# Canister Filter for my 20 Gallon



## PlantedRich (Jul 21, 2010)

I am currently loving what the Sunsun HW302 does for a 20 long. I find flow may seem a bit strong but then it is normal for flow to drop as things go along and it never gets stronger than at the start. We can choke things but never adjust upwards so getting a bit big fits me as I rarely move into smaller. Always wanting more? 
I started with the 302 but it had too much flow so put a second layer of media in the can and a sponge on the intake to protect fry and it was fine. Then I wanted to add a reactor and that cuts flow so I took the sponge and extra media off and it is good for now. Very adaptable is one of the main things on canisters as well as being easy to hide. I stick a piece of wood over the in/out plastic. 
Very big point to watch when buying on the action? Watch for what media, etc. is included. If you have media on hand, it is cheaper but more expensive to buy it to add to a can that comes without media and there are tons of offers for both from $35 on up. 
There's even an offer for media for $912 if you feel extra spendy!! Shop carefully and enjoy.


----------



## IntotheWRX (May 13, 2016)

jennycrowe1 said:


> Hello!
> 
> So I want to get a canister filter for my 20 gallon. I am tired of the hang on filters and want something that just looks better. What would you recommend that wont break the bank? What would I need as far as it goes for GPH? I am eventually going to get something bigger but I'm just slowly working my way up to that.
> 
> Thank you!!!


i like the popular brand eheim. maybe drop a 2217 size in and you should be good. try to get the package that includes the pipes and bio media and everything is ready to go.


----------



## jennycrowe1 (Nov 15, 2017)

thank you!!!


----------



## SpringHalo (Oct 13, 2017)

I got a fluval 206 for my 20 long when I set it up a month ago. I got it because amazon was offering 15% off for my first aquarium-related purchase, which brought it down from $93 to $80. Camelcamelcamel shows that it's been between $120 and $90 in the past 6 months, so it's at a good low point right now. At first I thought the flow was too much, but so long as you have the output pointing down the length of the tank, it should be fine. I have two smaller angels that manage to find low-flow places to sit, while everyone else enjoys darting up the stream. I've only had it for a month now so I can't vouch for the longevity, but setup was a breeze, it's silent, and my fish haven't died yet!

Cheers


----------



## RobG (Sep 20, 2017)

PlantedRich said:


> I am currently loving what the Sunsun HW302 does for a 20 long. I find flow may seem a bit strong but then it is normal for flow to drop as things go along and it never gets stronger than at the start. We can choke things but never adjust upwards so getting a bit big fits me as I rarely move into smaller. Always wanting more?
> I started with the 302 but it had too much flow so put a second layer of media in the can and a sponge on the intake to protect fry and it was fine. Then I wanted to add a reactor and that cuts flow so I took the sponge and extra media off and it is good for now. Very adaptable is one of the main things on canisters as well as being easy to hide. I stick a piece of wood over the in/out plastic.
> Very big point to watch when buying on the action? Watch for what media, etc. is included. If you have media on hand, it is cheaper but more expensive to buy it to add to a can that comes without media and there are tons of offers for both from $35 on up.
> There's even an offer for media for $912 if you feel extra spendy!! Shop carefully and enjoy.
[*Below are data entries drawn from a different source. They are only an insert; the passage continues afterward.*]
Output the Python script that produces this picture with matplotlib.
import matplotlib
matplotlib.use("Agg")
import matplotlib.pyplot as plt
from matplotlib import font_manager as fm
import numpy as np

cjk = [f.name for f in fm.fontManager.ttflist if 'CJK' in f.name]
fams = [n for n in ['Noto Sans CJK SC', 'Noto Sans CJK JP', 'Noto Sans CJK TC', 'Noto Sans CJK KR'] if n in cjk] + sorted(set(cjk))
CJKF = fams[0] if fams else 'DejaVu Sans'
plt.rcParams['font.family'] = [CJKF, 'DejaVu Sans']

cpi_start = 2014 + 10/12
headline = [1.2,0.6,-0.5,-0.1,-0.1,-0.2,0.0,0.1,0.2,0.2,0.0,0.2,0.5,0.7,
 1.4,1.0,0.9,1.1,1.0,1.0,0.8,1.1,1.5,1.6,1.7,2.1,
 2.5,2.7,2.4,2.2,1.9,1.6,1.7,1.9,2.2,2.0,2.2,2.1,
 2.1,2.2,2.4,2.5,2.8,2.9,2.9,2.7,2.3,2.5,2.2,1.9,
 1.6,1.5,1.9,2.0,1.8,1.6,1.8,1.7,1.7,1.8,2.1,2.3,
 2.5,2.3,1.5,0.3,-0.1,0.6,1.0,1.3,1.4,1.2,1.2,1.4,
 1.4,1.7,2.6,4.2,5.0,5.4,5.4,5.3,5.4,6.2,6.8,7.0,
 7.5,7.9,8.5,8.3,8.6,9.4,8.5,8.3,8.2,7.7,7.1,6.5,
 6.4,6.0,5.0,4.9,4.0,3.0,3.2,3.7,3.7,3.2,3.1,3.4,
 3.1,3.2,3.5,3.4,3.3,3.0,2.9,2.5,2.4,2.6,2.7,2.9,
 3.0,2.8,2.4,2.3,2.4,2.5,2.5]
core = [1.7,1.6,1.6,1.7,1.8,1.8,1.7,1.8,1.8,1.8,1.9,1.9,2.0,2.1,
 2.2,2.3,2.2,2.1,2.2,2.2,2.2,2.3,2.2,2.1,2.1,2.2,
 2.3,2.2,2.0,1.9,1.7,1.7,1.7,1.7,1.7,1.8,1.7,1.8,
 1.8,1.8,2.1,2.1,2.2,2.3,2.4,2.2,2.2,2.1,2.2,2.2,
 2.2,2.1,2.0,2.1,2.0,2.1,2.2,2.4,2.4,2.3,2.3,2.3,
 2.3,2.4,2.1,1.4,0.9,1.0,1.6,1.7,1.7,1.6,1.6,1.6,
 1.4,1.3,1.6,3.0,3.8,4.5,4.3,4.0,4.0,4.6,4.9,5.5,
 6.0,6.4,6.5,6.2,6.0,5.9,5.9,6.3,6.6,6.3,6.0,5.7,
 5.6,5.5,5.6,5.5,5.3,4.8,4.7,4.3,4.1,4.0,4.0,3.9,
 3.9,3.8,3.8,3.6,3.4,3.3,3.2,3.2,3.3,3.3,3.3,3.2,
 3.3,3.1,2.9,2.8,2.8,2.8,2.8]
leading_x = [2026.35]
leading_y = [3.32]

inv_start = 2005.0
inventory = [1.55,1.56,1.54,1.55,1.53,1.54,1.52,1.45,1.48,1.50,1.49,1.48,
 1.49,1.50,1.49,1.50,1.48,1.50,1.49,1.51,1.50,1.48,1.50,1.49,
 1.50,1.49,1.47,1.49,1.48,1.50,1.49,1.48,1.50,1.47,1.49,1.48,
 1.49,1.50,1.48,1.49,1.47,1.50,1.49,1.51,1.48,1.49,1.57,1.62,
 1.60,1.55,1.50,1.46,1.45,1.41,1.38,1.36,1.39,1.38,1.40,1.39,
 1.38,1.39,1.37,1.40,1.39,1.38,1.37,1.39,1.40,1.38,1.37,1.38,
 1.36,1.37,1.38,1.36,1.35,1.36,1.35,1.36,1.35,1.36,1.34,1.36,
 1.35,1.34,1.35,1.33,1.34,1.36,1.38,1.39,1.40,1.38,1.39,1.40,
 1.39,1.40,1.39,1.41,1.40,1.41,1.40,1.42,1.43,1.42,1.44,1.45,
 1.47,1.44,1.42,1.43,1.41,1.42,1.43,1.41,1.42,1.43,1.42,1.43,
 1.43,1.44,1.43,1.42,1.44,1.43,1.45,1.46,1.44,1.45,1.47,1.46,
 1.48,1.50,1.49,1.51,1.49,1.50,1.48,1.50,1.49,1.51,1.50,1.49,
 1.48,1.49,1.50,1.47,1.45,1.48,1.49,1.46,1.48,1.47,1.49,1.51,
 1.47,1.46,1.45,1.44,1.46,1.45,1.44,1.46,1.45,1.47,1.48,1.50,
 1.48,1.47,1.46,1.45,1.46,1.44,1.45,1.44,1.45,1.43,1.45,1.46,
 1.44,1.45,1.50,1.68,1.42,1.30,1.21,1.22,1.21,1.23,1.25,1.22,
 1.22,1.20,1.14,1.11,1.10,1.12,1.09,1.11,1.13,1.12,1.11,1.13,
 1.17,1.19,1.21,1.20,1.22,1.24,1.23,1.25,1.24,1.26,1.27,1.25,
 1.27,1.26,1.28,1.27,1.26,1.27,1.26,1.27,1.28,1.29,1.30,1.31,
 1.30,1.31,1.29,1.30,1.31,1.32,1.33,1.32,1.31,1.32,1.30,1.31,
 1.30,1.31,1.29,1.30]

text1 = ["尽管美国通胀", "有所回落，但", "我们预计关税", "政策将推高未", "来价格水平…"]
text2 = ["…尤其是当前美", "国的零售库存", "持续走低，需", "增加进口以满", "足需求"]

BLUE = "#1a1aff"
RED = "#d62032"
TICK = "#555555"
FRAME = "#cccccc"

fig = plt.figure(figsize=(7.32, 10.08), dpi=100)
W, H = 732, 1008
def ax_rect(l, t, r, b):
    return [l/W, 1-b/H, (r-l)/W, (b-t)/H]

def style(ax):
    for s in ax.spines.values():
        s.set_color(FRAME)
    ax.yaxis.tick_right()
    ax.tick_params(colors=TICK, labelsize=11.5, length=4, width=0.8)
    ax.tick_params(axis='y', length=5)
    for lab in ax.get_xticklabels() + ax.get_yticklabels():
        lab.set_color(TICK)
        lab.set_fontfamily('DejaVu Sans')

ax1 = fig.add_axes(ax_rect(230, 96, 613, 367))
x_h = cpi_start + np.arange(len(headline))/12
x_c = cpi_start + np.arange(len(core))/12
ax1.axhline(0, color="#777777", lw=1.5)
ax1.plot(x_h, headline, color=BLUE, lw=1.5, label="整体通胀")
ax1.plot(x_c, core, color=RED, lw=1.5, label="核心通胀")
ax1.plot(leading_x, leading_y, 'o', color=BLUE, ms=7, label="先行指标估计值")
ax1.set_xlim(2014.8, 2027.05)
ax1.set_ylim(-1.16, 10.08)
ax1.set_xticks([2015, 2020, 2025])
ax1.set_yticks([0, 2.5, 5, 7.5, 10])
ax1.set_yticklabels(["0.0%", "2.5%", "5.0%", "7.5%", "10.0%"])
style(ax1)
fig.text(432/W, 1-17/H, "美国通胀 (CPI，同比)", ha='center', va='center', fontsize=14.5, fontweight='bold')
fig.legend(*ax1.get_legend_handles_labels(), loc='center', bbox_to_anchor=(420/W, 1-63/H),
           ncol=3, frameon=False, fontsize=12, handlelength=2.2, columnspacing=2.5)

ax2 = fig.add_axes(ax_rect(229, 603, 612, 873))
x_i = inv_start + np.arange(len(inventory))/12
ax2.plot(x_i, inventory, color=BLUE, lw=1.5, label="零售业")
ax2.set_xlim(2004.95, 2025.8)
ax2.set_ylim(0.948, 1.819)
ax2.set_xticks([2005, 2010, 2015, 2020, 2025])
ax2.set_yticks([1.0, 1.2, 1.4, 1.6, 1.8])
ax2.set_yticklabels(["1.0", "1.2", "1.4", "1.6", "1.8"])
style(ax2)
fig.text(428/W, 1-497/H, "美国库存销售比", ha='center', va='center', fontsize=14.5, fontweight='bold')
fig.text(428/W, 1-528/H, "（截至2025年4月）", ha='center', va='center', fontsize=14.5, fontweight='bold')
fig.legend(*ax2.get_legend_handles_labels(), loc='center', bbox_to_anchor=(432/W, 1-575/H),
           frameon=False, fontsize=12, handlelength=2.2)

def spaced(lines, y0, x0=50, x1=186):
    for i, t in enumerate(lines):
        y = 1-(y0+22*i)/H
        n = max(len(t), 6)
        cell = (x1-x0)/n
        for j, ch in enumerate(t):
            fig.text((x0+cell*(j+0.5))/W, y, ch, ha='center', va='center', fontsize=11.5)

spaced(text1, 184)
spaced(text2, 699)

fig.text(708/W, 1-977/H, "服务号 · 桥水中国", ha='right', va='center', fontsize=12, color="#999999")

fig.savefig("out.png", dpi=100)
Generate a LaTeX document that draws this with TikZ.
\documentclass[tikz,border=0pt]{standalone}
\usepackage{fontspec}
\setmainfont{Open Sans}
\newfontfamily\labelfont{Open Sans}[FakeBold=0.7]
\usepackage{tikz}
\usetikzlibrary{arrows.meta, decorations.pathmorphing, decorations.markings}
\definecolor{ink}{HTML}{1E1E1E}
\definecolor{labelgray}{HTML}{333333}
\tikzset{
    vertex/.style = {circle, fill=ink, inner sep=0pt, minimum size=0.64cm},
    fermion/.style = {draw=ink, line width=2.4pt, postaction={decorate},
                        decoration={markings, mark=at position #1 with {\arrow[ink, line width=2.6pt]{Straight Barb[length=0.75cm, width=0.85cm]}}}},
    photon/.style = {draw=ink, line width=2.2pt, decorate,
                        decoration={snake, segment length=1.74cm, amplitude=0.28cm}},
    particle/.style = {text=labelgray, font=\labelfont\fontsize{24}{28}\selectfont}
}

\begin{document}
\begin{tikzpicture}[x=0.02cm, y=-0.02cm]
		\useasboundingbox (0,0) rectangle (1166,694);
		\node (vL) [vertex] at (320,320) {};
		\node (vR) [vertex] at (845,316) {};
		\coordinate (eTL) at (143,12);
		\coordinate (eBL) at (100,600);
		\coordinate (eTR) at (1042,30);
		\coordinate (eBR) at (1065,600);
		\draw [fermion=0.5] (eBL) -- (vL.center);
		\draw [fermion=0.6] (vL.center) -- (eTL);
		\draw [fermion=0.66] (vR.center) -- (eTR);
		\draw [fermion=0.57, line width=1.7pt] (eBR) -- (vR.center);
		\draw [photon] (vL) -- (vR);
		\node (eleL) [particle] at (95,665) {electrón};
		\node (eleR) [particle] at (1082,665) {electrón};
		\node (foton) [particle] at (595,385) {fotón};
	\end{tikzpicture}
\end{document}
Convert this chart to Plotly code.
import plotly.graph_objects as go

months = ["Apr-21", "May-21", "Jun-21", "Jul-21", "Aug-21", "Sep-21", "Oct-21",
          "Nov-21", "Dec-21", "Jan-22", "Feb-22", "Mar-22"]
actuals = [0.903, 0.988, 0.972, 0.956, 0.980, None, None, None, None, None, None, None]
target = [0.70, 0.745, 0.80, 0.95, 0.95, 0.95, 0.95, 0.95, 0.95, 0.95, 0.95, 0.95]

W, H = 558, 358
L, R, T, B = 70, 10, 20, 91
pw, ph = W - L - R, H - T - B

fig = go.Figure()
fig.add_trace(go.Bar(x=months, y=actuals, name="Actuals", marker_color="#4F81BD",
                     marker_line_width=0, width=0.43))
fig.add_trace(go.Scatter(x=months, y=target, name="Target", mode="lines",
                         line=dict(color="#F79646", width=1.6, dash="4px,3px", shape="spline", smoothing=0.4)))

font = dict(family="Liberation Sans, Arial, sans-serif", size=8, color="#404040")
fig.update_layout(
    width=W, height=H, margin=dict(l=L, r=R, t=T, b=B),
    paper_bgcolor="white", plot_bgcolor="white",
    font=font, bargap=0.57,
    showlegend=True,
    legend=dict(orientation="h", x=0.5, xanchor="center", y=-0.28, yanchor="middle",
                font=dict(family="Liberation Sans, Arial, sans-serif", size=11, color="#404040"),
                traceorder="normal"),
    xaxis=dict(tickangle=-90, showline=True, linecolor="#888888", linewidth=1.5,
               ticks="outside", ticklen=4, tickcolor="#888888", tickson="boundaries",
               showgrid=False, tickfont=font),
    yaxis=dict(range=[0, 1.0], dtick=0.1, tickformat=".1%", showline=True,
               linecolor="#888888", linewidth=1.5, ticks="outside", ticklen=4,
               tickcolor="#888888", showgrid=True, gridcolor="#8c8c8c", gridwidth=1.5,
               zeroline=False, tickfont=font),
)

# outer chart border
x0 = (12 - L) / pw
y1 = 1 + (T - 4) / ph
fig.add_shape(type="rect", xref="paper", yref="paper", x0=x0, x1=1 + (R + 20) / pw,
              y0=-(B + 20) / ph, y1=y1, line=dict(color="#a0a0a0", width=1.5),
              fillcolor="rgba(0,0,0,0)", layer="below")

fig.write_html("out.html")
I second the HW-302 I have it on my 29Gal and flow is great. If I could choose again I would go one up to get the Canister with the UV. Since I currently don’t really have an algae bloom, I’m a happy camper. Haha


----------



## PlantedRich (Jul 21, 2010)

How much flow and how to get what we each want is always open for discussion. I like lots of flow but don't find I like it coming from one spot/source. I use the larger Sunsun on a 75 gallon planted but to avoid having too little flow through the mass of plants or blowing some of them out, I like to tuck in little cheap ($7?) powerheads off the auction. I like the flow around the tank to be somewhat "average" all around the tank and doing it from one spot just doesn't work as well for me. Kind of like how to get a good breeze if there are trees in the way? Current strong enough to blow through the plants and get all the way to the far end is likely to blow them out of the sub so I go for a filter and when I see how far the flow from that goes, I may add a boost to kick it on down the line. But how that works will depend on what kind of plants and what décor. I like big rocks and big wood, so more small boosts of flow fits better for me. A big old sword plant can take a lot more than a bit of Java fern hanging on wood and drifting in the current.


----------



## Nubster (Aug 9, 2011)

The SunSun CF300 was perfect on my 20 long. But I was also using it connected to an underground filter rather than a standard intake tube in the water...so I'm sure some of the flow was slowed down.


----------



## Triport (Sep 3, 2017)

Eheim Classic 2213/250


----------



## changaroo (Aug 16, 2017)

I just dropped in a eheim 2217 into a 20 long and its really powerful, I have the inflow to the filter turned down some to reduce its power... otherwise it was making waves lol. I think you would be pleased with it.


----------



## PlantedRich (Jul 21, 2010)

changaroo said:


> I just dropped in a eheim 2217 into a 20 long and its really powerful, I have the inflow to the filter turned down some to reduce its power... otherwise it was making waves lol. I think you would be pleased with it.


Small point on this but one that is obviously not a problem at this point? When we cut the flow going into the canister and the impeller gets somewhat starved, it can cause "cavitation" and make some noise. Sounds like it is not happening at the level you have your tap closed but some find it better to close the outgoing part way as that leaves the impeller with plenty of water and no chance to make noise.


----------



## houseofcards (Mar 21, 2009)

Triport said:


> Eheim Classic 2213/250


+1

I have 2211 on a 20G right now, but for the difference in price you might as well go for the 2213. The 2211 is rated up to 40g so your good either way.


----------



## Oughtsix (Apr 8, 2011)

I have one of the bigger Eheims (2078) and it is a fantastic filter... but very expensive. 

From what I read I would give serious consideration to the SunSun mentioned above if you aren't made of money. 

I have a Fluval 404 that has always had problems with leaks since it was new. I will not buy another Fluval filter.


----------



## ILikeRice (Jul 9, 2017)

I just bought the 2213 for my 20L for $80 shipped, hope its worth the $$, tired of these HOB that fail within weeks to months.


----------



## Rogozhin75 (Aug 15, 2017)

RobG said:


> I second the HW-302 I have it on my 29Gal and flow is great. If I could choose again I would go one up to get the Canister with the UV. Since I currently don’t really have an algae bloom, I’m a happy camper. Haha



I use a 304b and 303b on my 75 gallon. I'm ditching my fluval 306 on my 30 gallon for a 303b. You can use either the spray bar or just the single output depending on how much flow you need. 

I'd feel fine using the 303b on a 20 gallon (you can tailor the flow output). You can buy a new Sunsun303b (with all the media) new on ebay for $63 shipped. That is what I'd recommend.


----------